— START OF RECORDED INFORMATION —

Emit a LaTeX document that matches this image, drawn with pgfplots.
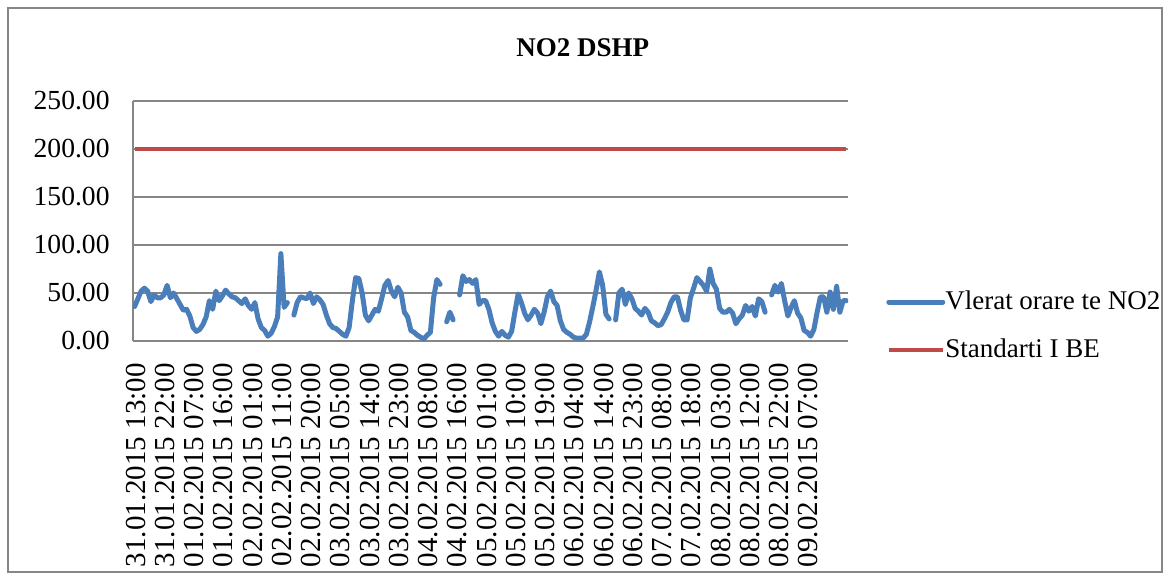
\documentclass[border=0pt]{standalone}
\usepackage{pgfplots}
\pgfplotsset{compat=1.18}
\usepackage{fontspec}
\setmainfont{Liberation Serif}
\definecolor{exblue}{HTML}{4A7EBB}
\definecolor{exred}{HTML}{BE4B48}
\definecolor{gridgray}{HTML}{868686}
\begin{document}
\begin{tikzpicture}
\begin{axis}[
  at={(0,0)}, anchor=south west,
  scale only axis, width=357.5pt, height=120pt,
  xmin=-0.5, xmax=219.5, ymin=0, ymax=250,
  axis x line*=bottom, axis y line*=left,
  axis line style={gridgray, line width=0.6pt},
  major tick length=0pt,
  ytick={0,50,100,150,200,250},
  ymajorgrids, grid style={gridgray, line width=0.6pt},
  /pgf/number format/assume math mode=true,
  yticklabel={\pgfmathprintnumber[fixed,fixed zerofill,precision=2]{\tick}},
  yticklabel style={font=\fontsize{13.8}{16}\selectfont, inner sep=0pt, xshift=-11.5pt},
  xtick={0,9,...,207},
  xticklabels={31.01.2015 13:00,31.01.2015 22:00,01.02.2015 07:00,01.02.2015 16:00,02.02.2015 01:00,02.02.2015 11:00,02.02.2015 20:00,03.02.2015 05:00,03.02.2015 14:00,03.02.2015 23:00,04.02.2015 08:00,04.02.2015 16:00,05.02.2015 01:00,05.02.2015 10:00,05.02.2015 19:00,06.02.2015 04:00,06.02.2015 14:00,06.02.2015 23:00,07.02.2015 08:00,07.02.2015 18:00,08.02.2015 03:00,08.02.2015 12:00,08.02.2015 22:00,09.02.2015 07:00},
  xticklabel style={font=\fontsize{14.5}{16}\selectfont, rotate=90, anchor=east, inner sep=0pt, xshift=-11pt, yshift=-0.5pt},
  title={NO2 DSHP},
  title style={font=\fontsize{13.5}{16}\selectfont\bfseries, at={(0.629,1)}, anchor=center, yshift=20.5pt},
  unbounded coords=jump,
  legend cell align=left,
  legend style={draw=none, fill=none, at={(1.053,0.0625)}, anchor=west, inner sep=0pt,
    font=\fontsize{13.5}{16}\selectfont, row sep=11pt, column sep=0pt,
    nodes={inner sep=0pt, text height=10pt, text depth=3pt}},
  legend image code/.code={\draw[#1] (0pt,0pt) -- (27pt,0pt);},
]
\addplot[exblue, line width=2.5pt, line join=round, line cap=round] table[x=x,y=y] {
x y
0 36
1 44
2 52
3 55
4 52
5 41
6 48
7 45
8 45
9 48
10 58
11 45
12 50
13 44
14 38
15 32
16 33
17 26
18 14
19 10
20 12
21 17
22 25
23 42
24 33
25 52
26 42
27 47
28 53
29 49
30 46
31 45
32 42
33 39
34 44
35 37
36 33
37 40
38 23
39 14
40 11
41 5
42 8
43 15
44 25
45 91
46 35
47 40
48 nan
49 27
50 40
51 46
52 45
53 44
54 50
55 39
56 46
57 43
58 38
59 27
60 18
61 14
62 13
63 10
64 7
65 5
66 14
67 42
68 66
69 65
70 50
71 27
72 21
73 27
74 33
75 31
76 44
77 58
78 63
79 52
80 46
81 56
82 50
83 30
84 25
85 11
86 9
87 6
88 4
89 2
90 6
91 9
92 45
93 64
94 59
95 nan
96 20
97 30
98 22
99 nan
100 48
101 68
102 62
103 64
104 60
105 64
106 38
107 42
108 42
109 33
110 19
111 10
112 5
113 10
114 6
115 4
116 10
117 30
118 49
119 40
120 29
121 22
122 27
123 33
124 29
125 18
126 30
127 46
128 52
129 41
130 37
131 21
132 12
133 9
134 7
135 4
136 3
137 3
138 3
139 7
140 20
141 36
142 53
143 72
144 58
145 28
146 23
147 nan
148 22
149 50
150 54
151 38
152 50
153 44
154 34
155 31
156 27
157 34
158 30
159 21
160 19
161 16
162 17
163 23
164 30
165 40
166 46
167 46
168 32
169 22
170 22
171 45
172 55
173 66
174 62
175 58
176 52
177 75
178 60
179 54
180 34
181 30
182 30
183 33
184 29
185 18
186 23
187 27
188 37
189 31
190 36
191 26
192 44
193 41
194 30
195 nan
196 48
197 58
198 51
199 60
200 42
201 26
202 35
203 42
204 29
205 24
206 11
207 9
208 5
209 12
210 30
211 46
212 46
213 30
214 51
215 33
216 57
217 30
218 42
219 42
};
\addlegendentry{Vlerat orare te NO2}
\addplot[exred, line width=2.3pt] coordinates {(0,200) (219,200)};
\addlegendentry{Standarti I BE}
\end{axis}
\draw[gridgray, line width=0.8pt] (-62.5pt,166.5pt) rectangle (514.5pt,-115.5pt);
\path (-66.5pt,-118.5pt) rectangle (517.5pt,170.5pt);
\end{tikzpicture}
\end{document}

— END OF RECORDED INFORMATION —

# INSTRUCTIONS TO FOLLOW:
Write out the full listing verbatim, excluding its pictures.

# SOLVED EXERCISE:
Emit a LaTeX document that matches this image, drawn with pgfplots.
\documentclass[border=0pt]{standalone}
\usepackage{pgfplots}
\pgfplotsset{compat=1.18}
\usepackage{fontspec}
\setmainfont{Liberation Serif}
\definecolor{exblue}{HTML}{4A7EBB}
\definecolor{exred}{HTML}{BE4B48}
\definecolor{gridgray}{HTML}{868686}
\begin{document}
\begin{tikzpicture}
\begin{axis}[
  at={(0,0)}, anchor=south west,
  scale only axis, width=357.5pt, height=120pt,
  xmin=-0.5, xmax=219.5, ymin=0, ymax=250,
  axis x line*=bottom, axis y line*=left,
  axis line style={gridgray, line width=0.6pt},
  major tick length=0pt,
  ytick={0,50,100,150,200,250},
  ymajorgrids, grid style={gridgray, line width=0.6pt},
  /pgf/number format/assume math mode=true,
  yticklabel={\pgfmathprintnumber[fixed,fixed zerofill,precision=2]{\tick}},
  yticklabel style={font=\fontsize{13.8}{16}\selectfont, inner sep=0pt, xshift=-11.5pt},
  xtick={0,9,...,207},
  xticklabels={31.01.2015 13:00,31.01.2015 22:00,01.02.2015 07:00,01.02.2015 16:00,02.02.2015 01:00,02.02.2015 11:00,02.02.2015 20:00,03.02.2015 05:00,03.02.2015 14:00,03.02.2015 23:00,04.02.2015 08:00,04.02.2015 16:00,05.02.2015 01:00,05.02.2015 10:00,05.02.2015 19:00,06.02.2015 04:00,06.02.2015 14:00,06.02.2015 23:00,07.02.2015 08:00,07.02.2015 18:00,08.02.2015 03:00,08.02.2015 12:00,08.02.2015 22:00,09.02.2015 07:00},
  xticklabel style={font=\fontsize{14.5}{16}\selectfont, rotate=90, anchor=east, inner sep=0pt, xshift=-11pt, yshift=-0.5pt},
  title={NO2 DSHP},
  title style={font=\fontsize{13.5}{16}\selectfont\bfseries, at={(0.629,1)}, anchor=center, yshift=20.5pt},
  unbounded coords=jump,
  legend cell align=left,
  legend style={draw=none, fill=none, at={(1.053,0.0625)}, anchor=west, inner sep=0pt,
    font=\fontsize{13.5}{16}\selectfont, row sep=11pt, column sep=0pt,
    nodes={inner sep=0pt, text height=10pt, text depth=3pt}},
  legend image code/.code={\draw[#1] (0pt,0pt) -- (27pt,0pt);},
]
\addplot[exblue, line width=2.5pt, line join=round, line cap=round] table[x=x,y=y] {
x y
0 36
1 44
2 52
3 55
4 52
5 41
6 48
7 45
8 45
9 48
10 58
11 45
12 50
13 44
14 38
15 32
16 33
17 26
18 14
19 10
20 12
21 17
22 25
23 42
24 33
25 52
26 42
27 47
28 53
29 49
30 46
31 45
32 42
33 39
34 44
35 37
36 33
37 40
38 23
39 14
40 11
41 5
42 8
43 15
44 25
45 91
46 35
47 40
48 nan
49 27
50 40
51 46
52 45
53 44
54 50
55 39
56 46
57 43
58 38
59 27
60 18
61 14
62 13
63 10
64 7
65 5
66 14
67 42
68 66
69 65
70 50
71 27
72 21
73 27
74 33
75 31
76 44
77 58
78 63
79 52
80 46
81 56
82 50
83 30
84 25
85 11
86 9
87 6
88 4
89 2
90 6
91 9
92 45
93 64
94 59
95 nan
96 20
97 30
98 22
99 nan
100 48
101 68
102 62
103 64
104 60
105 64
106 38
107 42
108 42
109 33
110 19
111 10
112 5
113 10
114 6
115 4
116 10
117 30
118 49
119 40
120 29
121 22
122 27
123 33
124 29
125 18
126 30
127 46
128 52
129 41
130 37
131 21
132 12
133 9
134 7
135 4
136 3
137 3
138 3
139 7
140 20
141 36
142 53
143 72
144 58
145 28
146 23
147 nan
148 22
149 50
150 54
151 38
152 50
153 44
154 34
155 31
156 27
157 34
158 30
159 21
160 19
161 16
162 17
163 23
164 30
165 40
166 46
167 46
168 32
169 22
170 22
171 45
172 55
173 66
174 62
175 58
176 52
177 75
178 60
179 54
180 34
181 30
182 30
183 33
184 29
185 18
186 23
187 27
188 37
189 31
190 36
191 26
192 44
193 41
194 30
195 nan
196 48
197 58
198 51
199 60
200 42
201 26
202 35
203 42
204 29
205 24
206 11
207 9
208 5
209 12
210 30
211 46
212 46
213 30
214 51
215 33
216 57
217 30
218 42
219 42
};
\addlegendentry{Vlerat orare te NO2}
\addplot[exred, line width=2.3pt] coordinates {(0,200) (219,200)};
\addlegendentry{Standarti I BE}
\end{axis}
\draw[gridgray, line width=0.8pt] (-62.5pt,166.5pt) rectangle (514.5pt,-115.5pt);
\path (-66.5pt,-118.5pt) rectangle (517.5pt,170.5pt);
\end{tikzpicture}
\end{document}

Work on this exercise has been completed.